> [Recorded data]
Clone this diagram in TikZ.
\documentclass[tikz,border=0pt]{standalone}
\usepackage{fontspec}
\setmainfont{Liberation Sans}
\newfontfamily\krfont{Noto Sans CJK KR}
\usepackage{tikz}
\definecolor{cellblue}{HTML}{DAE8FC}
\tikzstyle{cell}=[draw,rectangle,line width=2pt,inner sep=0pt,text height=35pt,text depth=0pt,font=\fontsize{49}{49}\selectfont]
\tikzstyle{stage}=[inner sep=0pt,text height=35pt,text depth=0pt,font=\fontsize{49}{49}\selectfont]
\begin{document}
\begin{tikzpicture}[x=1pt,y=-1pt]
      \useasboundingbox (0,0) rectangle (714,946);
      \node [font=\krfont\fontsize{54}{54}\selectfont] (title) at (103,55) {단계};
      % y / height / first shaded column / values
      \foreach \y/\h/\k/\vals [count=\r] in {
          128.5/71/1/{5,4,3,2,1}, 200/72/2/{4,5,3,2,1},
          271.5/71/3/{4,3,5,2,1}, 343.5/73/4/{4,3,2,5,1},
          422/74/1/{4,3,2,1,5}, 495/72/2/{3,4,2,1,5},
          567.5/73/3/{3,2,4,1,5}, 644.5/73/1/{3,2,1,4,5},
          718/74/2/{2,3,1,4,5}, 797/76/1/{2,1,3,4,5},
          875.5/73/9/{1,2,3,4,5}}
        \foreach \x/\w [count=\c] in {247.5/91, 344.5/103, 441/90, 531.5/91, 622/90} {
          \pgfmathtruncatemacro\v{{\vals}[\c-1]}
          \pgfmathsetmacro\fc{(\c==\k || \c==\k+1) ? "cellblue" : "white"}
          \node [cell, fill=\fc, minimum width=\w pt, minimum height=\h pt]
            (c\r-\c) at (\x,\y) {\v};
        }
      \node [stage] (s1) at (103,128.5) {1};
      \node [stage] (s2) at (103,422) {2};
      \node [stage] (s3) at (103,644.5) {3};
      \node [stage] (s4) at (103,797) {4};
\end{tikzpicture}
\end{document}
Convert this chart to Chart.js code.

==

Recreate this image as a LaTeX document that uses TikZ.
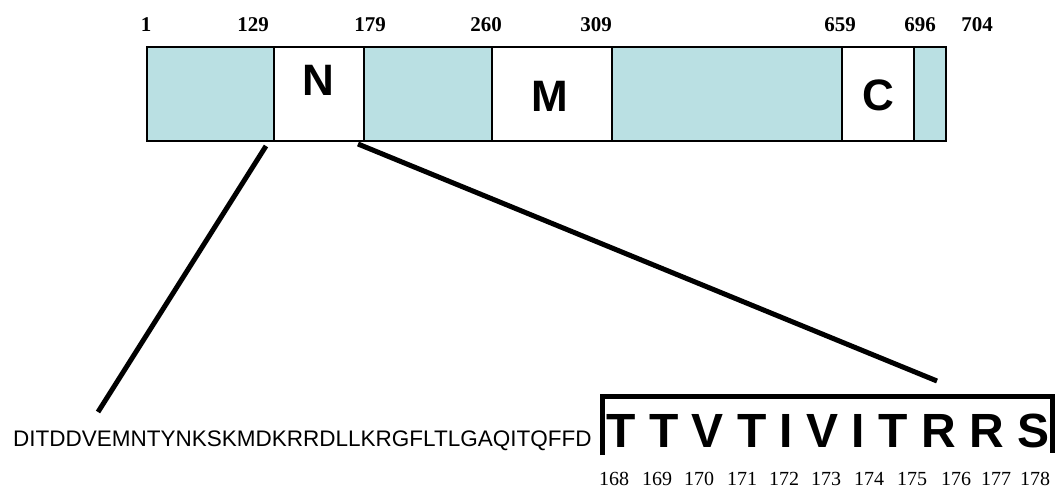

> [Your objective] Look through the lines above and collect those with the word "this".

> [Exercise answer]
Clone this diagram in TikZ.
Convert this chart to Chart.js code.
Recreate this image as a LaTeX document that uses TikZ.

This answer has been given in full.